Using Regular Expressions
Regular expressionstext strings that define a patternare an old acquaintance for seasoned programmers who have worked with UNIX shells or Web developers who have worked with Perl or JavaScript. Although Perl and JavaScript have natively supported regular expressions for a long time, regular expressions are new to VBScript. Microsoft added support for regular expressions in VBScript 5.0 and is expanding their capabilities in VBScript 5.5. (A free beta version of VBScript 5.5 is available from http://msdn.microsoft.com/scripting/.)
The introduction of regular expressions to VBScript is an important advancement. To use regular expressions, you first must understand what they are in general and how they work in VBScript. With this basic understanding, you can use regular expressions to perform advanced text processing, such as searching and replacing text and searching and modifying text.
Understanding Regular Expressions
By the means of special functions, you apply a regular expression to given text and verify whether the text matches the pattern. To use a regular expression, you need to set the pattern, then test whether the text matches that pattern. You receive a Boolean value of True if a match occurs and False if it doesn't.
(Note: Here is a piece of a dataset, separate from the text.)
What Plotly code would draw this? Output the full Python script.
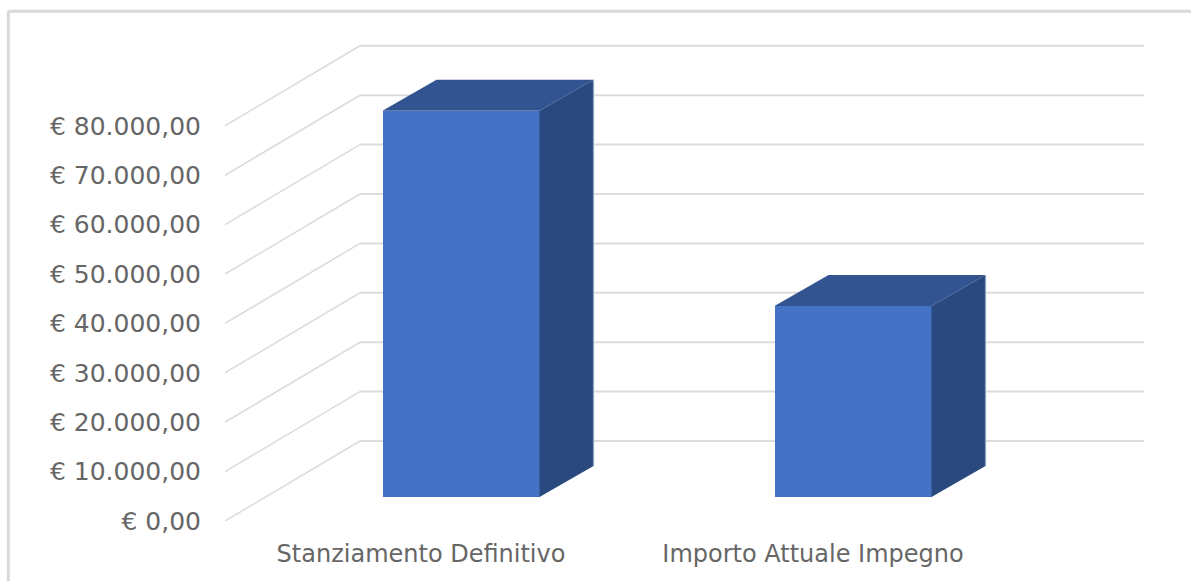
import plotly.graph_objects as go

categories = ["Stanziamento Definitivo", "Importo Attuale Impegno"]
values = [78200, 38650]
tick_values = [0, 10000, 20000, 30000, 40000, 50000, 60000, 70000, 80000]
tick_labels = ["€ 0,00", "€ 10.000,00", "€ 20.000,00", "€ 30.000,00", "€ 40.000,00",
               "€ 50.000,00", "€ 60.000,00", "€ 70.000,00", "€ 80.000,00"]

W, H = 1191, 581
ML, MR, MT, MB = 225, 47, 20, 60
PX_PER_CAT = 392.0
PX_PER_EUR = 49.4 / 10000

def dx(px):
    return px / PX_PER_CAT

def dy(px):
    return px / PX_PER_EUR

x_range = [0, (W - ML - MR) / PX_PER_CAT]
y_range = [0, (H - MT - MB) / PX_PER_EUR]
cat_pos = [i + 0.5 for i in range(len(categories))]

GRID = "#dcdcdc"
FRONT = "#4472c4"
TOP = "#325591"
SIDE = "#2a4a7f"
EDGE = "#8fa3c8"
TEXT = "#666666"
FONT = "DejaVu Sans"

# depth of the wall, of the bar's front plane, and of the bar itself (pixels)
WALL = (135, 80)
GAP = (40, 24)
DEPTH = (54, 31)
BAR_W = 157 / PX_PER_CAT

fig = go.Figure()

bar_x = [c + dx(GAP[0]) for c in cat_pos]
base = dy(GAP[1])

fig.add_trace(go.Bar(x=bar_x, y=values, base=[base] * len(values), width=BAR_W,
                     marker=dict(color=FRONT, line=dict(width=0)),
                     showlegend=False, hoverinfo="skip"))

for cx, v in zip(bar_x, values):
    xl, xr = cx - BAR_W / 2, cx + BAR_W / 2
    top = base + v
    ddx, ddy = dx(DEPTH[0]), dy(DEPTH[1])
    # side face
    fig.add_trace(go.Scatter(x=[xr, xr + ddx, xr + ddx, xr, xr],
                             y=[base, base + ddy, top + ddy, top, base],
                             mode="lines", fill="toself", fillcolor=SIDE,
                             line=dict(width=0), showlegend=False, hoverinfo="skip"))
    # lighter outer edge of the side face
    fig.add_trace(go.Scatter(x=[xr + ddx, xr + ddx], y=[base + ddy, top + ddy],
                             mode="lines", line=dict(color=EDGE, width=1.2),
                             showlegend=False, hoverinfo="skip"))
    # top face
    fig.add_trace(go.Scatter(x=[xl, xl + ddx, xr + ddx, xr, xl],
                             y=[top, top + ddy, top + ddy, top, top],
                             mode="lines", fill="toself", fillcolor=TOP,
                             line=dict(width=0), showlegend=False, hoverinfo="skip"))

# gridlines: floor-to-wall diagonal, then along the back wall
shapes = []
for t in tick_values:
    wx, wy = dx(WALL[0]), t + dy(WALL[1])
    shapes.append(dict(type="line", xref="x", yref="y", x0=0, y0=t, x1=wx, y1=wy,
                       line=dict(color=GRID, width=1.6), layer="below"))
    shapes.append(dict(type="line", xref="x", yref="y", x0=wx, y0=wy,
                       x1=wx + len(categories), y1=wy,
                       line=dict(color=GRID, width=2), layer="below"))

# outer chart frame, running off the right and bottom of the picture
FRAME_X, FRAME_Y = 8.3, 11.3
fx = (FRAME_X - ML) / (W - ML - MR)
fy = (H - MB - FRAME_Y) / (H - MT - MB)
shapes.append(dict(type="line", xref="paper", yref="paper",
                   x0=fx, x1=(W - ML) / (W - ML - MR), y0=fy, y1=fy,
                   line=dict(color="#d9d9d9", width=3), layer="below"))
shapes.append(dict(type="line", xref="paper", yref="paper",
                   x0=fx, x1=fx, y0=-MB / (H - MT - MB), y1=fy,
                   line=dict(color="#d9d9d9", width=3), layer="below"))

fig.update_layout(
    width=W, height=H,
    margin=dict(l=ML, r=MR, t=MT, b=MB, autoexpand=False),
    paper_bgcolor="white", plot_bgcolor="white",
    shapes=shapes, showlegend=False, bargap=0,
    xaxis=dict(range=x_range, tickmode="array", tickvals=cat_pos, ticktext=categories,
               showgrid=False, zeroline=False, showline=False, ticks="outside",
               ticklen=11, tickcolor="rgba(0,0,0,0)",
               tickfont=dict(family=FONT, size=24, color=TEXT)),
    yaxis=dict(range=y_range, tickmode="array", tickvals=tick_values, ticktext=tick_labels,
               showgrid=False, zeroline=False, showline=False, ticks="outside",
               ticklen=18, tickcolor="rgba(0,0,0,0)",
               tickfont=dict(family=FONT, size=25, color=TEXT)),
)

fig.write_html("out.html", config={"displayModeBar": False},
               post_script="document.body.style.margin='0';")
You're probably using simple regular expressions already. When you type an MS-DOS command such as
Dir *.*
you're processing all the files and directories that match the *.* pattern. Thus, *.* is a simple regular expression that encompasses all the filenames formed by two strings (of any length and format) that are separated by a dot. The asterisk in this regular expression is a metacharacter. Metacharacters are characters that have a special meaning in a set of regular expressions. Metacharacters play roughly the same role as keywords in scripting languages.
The MS-DOS command prompt supports a limited set of regular expressions commonly called wildcard expressions. The MS-DOS wildcard expressions include only two metacharacters: * (represents any variable-length combination of letters and digits) and ? (represents a single occurrence of one character chosen from the set of letters and digits).
In applications, you typically use regular expressions that consist of a combination of metacharacters and constant strings. For example, consider the MS-DOS command
Dir a*.exe
which lists all the filenames that begin with the letter a and end with the .exe extension. The regular expression a*.exe consists of one metacharacter (*) and two constant strings (a and .exe). The MS-DOS command
Dir a?b*.exe
uses a regular expression that has two metacharacters (? and *) and three constant strings (a, b, and .exe). When you use this regular expression with the Dir command, you receive a list of filenames that begin with the letter a, have the letter b as the third character, and end with the .exe extension, such as abb.exe or axb.exe.
As these examples show, metacharacters are key to regular expressions. Each metacharacter has a special meaning that affects the way in which the underlying regular expression processor applies the pattern to the text you're checking.